Let's flip this around in terms of stereotypical gender roles for a second, and talk about cooking. I think it's safe to say that most of us aren't attracted to men who are completely helpless in the kitchen and unable to fix even the simplest of meals for themselves, or men who feel entitled to being cooked for 100% of the time.

 

But on the other hand, if you feel like treating your SO to a nice home-cooked meal, and you go ahead and do it, what sort of response would you prefer? Probably something like "Thanks, that was a lovely meal." Not so much "Why did you do this?! Are you assuming that I can't cook for myself just because I'm male?! How sexist!" The latter sure as **** wouldn't make me think "Wow, what a strong and independent man!"

 

Fortunately the choice isn't just between these two extremes. Same goes for men doing things for the women they love.

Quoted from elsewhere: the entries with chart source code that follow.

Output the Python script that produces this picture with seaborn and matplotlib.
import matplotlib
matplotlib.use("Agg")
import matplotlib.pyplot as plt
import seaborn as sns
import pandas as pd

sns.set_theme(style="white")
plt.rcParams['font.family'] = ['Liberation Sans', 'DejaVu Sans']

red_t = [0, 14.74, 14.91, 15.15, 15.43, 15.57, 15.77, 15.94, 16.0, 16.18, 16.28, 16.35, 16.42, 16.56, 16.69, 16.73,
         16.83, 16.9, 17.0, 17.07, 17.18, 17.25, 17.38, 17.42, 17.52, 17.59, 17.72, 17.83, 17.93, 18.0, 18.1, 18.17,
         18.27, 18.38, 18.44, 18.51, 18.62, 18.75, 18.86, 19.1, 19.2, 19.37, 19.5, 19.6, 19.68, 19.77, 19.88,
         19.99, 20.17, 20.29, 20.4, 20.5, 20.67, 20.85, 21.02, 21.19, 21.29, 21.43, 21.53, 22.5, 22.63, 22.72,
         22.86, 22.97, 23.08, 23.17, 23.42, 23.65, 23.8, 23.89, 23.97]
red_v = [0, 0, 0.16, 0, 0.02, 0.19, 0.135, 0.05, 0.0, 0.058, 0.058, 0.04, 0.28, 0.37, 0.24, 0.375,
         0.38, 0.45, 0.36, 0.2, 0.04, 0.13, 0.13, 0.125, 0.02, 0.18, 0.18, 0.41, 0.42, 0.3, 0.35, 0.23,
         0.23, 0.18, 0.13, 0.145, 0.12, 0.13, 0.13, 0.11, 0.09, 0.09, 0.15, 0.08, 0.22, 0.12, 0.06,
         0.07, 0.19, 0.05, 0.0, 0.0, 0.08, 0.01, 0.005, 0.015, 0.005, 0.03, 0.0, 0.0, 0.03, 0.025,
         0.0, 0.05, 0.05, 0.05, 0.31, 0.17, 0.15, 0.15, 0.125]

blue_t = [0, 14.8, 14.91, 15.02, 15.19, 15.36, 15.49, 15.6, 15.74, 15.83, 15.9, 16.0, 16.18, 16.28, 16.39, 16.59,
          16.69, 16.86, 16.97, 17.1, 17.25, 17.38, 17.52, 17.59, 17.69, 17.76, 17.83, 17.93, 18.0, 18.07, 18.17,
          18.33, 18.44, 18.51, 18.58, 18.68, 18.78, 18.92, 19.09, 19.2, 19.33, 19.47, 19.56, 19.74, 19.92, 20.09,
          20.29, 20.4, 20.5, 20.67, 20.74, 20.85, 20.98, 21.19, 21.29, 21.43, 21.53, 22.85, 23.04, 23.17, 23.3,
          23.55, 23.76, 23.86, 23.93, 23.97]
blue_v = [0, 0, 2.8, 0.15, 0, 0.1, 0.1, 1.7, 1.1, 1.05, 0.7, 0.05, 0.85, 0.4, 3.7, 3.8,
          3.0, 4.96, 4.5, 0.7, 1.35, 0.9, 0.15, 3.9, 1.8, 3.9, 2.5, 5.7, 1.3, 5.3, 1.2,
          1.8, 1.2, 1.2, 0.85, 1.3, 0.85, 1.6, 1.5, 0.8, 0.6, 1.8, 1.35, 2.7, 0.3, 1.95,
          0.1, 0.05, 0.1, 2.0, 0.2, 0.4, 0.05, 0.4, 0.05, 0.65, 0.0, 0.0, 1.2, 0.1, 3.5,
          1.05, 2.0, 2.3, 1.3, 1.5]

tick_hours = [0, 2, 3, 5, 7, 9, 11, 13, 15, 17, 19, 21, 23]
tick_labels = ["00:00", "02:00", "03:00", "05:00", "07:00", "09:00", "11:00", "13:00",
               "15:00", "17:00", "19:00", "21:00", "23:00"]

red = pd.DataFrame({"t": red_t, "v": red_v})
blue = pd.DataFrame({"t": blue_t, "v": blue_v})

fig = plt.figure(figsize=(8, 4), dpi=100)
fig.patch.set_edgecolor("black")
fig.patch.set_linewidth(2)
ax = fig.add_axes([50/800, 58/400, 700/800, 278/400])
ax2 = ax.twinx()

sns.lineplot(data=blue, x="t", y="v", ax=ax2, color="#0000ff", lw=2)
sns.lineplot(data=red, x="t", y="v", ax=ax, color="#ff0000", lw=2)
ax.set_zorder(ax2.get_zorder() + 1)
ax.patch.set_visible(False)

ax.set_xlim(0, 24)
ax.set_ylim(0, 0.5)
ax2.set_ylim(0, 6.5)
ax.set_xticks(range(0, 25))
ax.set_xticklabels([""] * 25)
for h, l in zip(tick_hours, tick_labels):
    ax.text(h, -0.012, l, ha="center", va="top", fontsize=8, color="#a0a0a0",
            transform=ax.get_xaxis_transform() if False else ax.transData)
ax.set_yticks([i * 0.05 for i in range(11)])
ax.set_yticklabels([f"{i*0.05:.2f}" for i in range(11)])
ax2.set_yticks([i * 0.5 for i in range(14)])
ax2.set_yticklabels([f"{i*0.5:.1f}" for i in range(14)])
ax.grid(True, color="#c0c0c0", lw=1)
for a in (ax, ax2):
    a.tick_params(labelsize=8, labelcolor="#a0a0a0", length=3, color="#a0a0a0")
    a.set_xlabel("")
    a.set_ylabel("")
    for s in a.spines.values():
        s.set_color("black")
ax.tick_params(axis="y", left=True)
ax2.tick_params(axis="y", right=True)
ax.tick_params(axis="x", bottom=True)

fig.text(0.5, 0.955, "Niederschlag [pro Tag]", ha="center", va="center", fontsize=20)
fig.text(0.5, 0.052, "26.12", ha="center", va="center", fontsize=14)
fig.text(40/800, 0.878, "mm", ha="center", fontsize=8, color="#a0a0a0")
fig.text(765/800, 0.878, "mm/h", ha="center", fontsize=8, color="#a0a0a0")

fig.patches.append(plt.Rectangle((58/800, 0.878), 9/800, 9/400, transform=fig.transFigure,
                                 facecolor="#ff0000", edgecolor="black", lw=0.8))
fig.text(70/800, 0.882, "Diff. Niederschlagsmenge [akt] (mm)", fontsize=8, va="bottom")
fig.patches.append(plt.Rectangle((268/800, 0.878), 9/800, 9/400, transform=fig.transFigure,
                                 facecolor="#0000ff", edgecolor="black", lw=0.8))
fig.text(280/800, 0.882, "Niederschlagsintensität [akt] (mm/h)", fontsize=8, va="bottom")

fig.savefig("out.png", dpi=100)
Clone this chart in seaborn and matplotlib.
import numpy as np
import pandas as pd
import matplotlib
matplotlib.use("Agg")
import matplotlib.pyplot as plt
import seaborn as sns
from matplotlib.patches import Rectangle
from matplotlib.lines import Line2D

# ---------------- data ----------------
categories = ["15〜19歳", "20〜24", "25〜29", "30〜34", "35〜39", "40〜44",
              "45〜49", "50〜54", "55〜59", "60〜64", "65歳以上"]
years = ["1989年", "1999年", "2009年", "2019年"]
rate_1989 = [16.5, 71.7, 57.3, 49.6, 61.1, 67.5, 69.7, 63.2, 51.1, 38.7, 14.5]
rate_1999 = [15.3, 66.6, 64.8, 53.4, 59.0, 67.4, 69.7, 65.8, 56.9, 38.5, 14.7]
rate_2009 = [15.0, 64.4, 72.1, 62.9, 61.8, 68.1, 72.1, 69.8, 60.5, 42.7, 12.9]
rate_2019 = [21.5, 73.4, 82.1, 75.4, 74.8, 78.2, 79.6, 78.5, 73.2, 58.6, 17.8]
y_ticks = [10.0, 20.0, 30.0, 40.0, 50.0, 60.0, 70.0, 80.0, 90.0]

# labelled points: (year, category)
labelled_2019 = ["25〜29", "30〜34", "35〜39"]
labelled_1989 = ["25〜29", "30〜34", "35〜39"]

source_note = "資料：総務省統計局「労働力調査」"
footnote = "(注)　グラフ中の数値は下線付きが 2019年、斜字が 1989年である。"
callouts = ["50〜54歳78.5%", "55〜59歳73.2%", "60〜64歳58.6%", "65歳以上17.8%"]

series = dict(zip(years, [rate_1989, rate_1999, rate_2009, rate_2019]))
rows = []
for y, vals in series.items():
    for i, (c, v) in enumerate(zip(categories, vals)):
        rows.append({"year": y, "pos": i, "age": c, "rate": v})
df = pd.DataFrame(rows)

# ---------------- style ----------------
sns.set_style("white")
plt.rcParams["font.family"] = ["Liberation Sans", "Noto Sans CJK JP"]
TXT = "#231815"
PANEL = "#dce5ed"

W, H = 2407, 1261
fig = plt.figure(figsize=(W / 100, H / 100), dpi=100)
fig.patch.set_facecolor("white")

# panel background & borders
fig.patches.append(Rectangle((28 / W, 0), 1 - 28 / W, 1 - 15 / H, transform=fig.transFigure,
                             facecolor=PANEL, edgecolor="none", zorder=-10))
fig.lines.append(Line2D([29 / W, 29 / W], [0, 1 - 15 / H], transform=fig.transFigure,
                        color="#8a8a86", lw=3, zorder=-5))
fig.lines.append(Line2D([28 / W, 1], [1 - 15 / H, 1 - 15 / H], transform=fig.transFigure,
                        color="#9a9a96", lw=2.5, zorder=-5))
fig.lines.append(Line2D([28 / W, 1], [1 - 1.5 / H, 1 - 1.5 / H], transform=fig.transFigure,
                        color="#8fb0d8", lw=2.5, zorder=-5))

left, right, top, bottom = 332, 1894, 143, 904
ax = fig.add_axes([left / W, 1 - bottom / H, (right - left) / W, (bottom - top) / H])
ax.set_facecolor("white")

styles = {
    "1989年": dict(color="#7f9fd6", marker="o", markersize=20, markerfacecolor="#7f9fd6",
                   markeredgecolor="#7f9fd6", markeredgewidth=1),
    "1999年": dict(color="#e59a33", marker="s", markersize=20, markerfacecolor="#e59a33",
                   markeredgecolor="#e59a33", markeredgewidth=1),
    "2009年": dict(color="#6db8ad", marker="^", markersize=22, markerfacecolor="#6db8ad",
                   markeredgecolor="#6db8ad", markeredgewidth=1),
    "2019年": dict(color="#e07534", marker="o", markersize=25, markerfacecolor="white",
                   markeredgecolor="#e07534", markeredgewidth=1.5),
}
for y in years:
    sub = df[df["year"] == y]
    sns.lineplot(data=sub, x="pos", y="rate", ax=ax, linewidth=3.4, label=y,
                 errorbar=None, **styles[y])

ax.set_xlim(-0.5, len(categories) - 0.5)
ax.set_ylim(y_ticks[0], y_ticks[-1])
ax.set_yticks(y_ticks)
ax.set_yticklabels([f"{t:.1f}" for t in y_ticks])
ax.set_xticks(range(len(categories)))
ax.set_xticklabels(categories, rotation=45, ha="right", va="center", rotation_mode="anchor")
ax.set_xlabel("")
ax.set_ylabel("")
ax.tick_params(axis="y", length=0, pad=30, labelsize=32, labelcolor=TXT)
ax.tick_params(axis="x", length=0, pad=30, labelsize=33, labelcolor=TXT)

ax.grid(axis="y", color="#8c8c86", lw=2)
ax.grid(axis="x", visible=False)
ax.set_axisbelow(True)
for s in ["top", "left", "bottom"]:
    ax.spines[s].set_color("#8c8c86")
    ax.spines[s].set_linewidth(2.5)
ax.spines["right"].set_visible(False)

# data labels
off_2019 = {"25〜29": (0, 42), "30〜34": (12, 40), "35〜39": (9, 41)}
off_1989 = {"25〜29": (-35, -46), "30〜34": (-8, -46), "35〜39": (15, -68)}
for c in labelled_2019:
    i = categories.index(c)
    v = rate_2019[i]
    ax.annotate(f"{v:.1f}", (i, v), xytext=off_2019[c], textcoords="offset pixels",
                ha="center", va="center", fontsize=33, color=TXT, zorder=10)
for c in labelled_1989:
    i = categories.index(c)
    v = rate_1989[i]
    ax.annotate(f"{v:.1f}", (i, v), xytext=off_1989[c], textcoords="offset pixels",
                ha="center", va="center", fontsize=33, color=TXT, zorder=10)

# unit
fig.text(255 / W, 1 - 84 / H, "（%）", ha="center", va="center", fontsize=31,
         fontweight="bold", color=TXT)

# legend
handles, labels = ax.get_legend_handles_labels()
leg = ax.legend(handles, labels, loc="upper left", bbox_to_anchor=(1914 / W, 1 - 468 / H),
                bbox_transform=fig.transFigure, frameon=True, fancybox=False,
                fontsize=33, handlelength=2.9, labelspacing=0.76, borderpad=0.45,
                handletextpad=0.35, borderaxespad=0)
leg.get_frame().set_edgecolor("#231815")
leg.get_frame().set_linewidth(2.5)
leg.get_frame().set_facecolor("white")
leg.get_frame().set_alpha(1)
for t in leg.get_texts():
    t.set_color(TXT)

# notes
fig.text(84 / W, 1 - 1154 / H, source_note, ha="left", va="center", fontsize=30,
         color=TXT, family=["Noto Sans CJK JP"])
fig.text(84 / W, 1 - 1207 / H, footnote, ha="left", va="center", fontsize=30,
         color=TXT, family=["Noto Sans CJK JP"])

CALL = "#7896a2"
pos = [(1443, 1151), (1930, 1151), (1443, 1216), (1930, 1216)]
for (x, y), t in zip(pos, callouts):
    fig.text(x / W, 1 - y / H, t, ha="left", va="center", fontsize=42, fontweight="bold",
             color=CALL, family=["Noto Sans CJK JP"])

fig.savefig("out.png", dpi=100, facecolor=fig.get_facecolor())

I assume your post was directed at me for example but not quoting my post. For the record, this is a public forum where people are allowed to have different views without them being called unhealthy. My views are different from yours because I am not submissive when it comes to men. I'm pretty sure I am allowed to hold that view.

 

Now back to the point, your analogy is not correct since we are not talking about doing something for people in a relationship.

 

A more appropriate analogy would be cooking for a male colleague without his asking for it and then indeed it could be an appropriate response on his part to protest about crossing boundaries.

 

So just to be back to the original post which is NOT about behaving in relationships.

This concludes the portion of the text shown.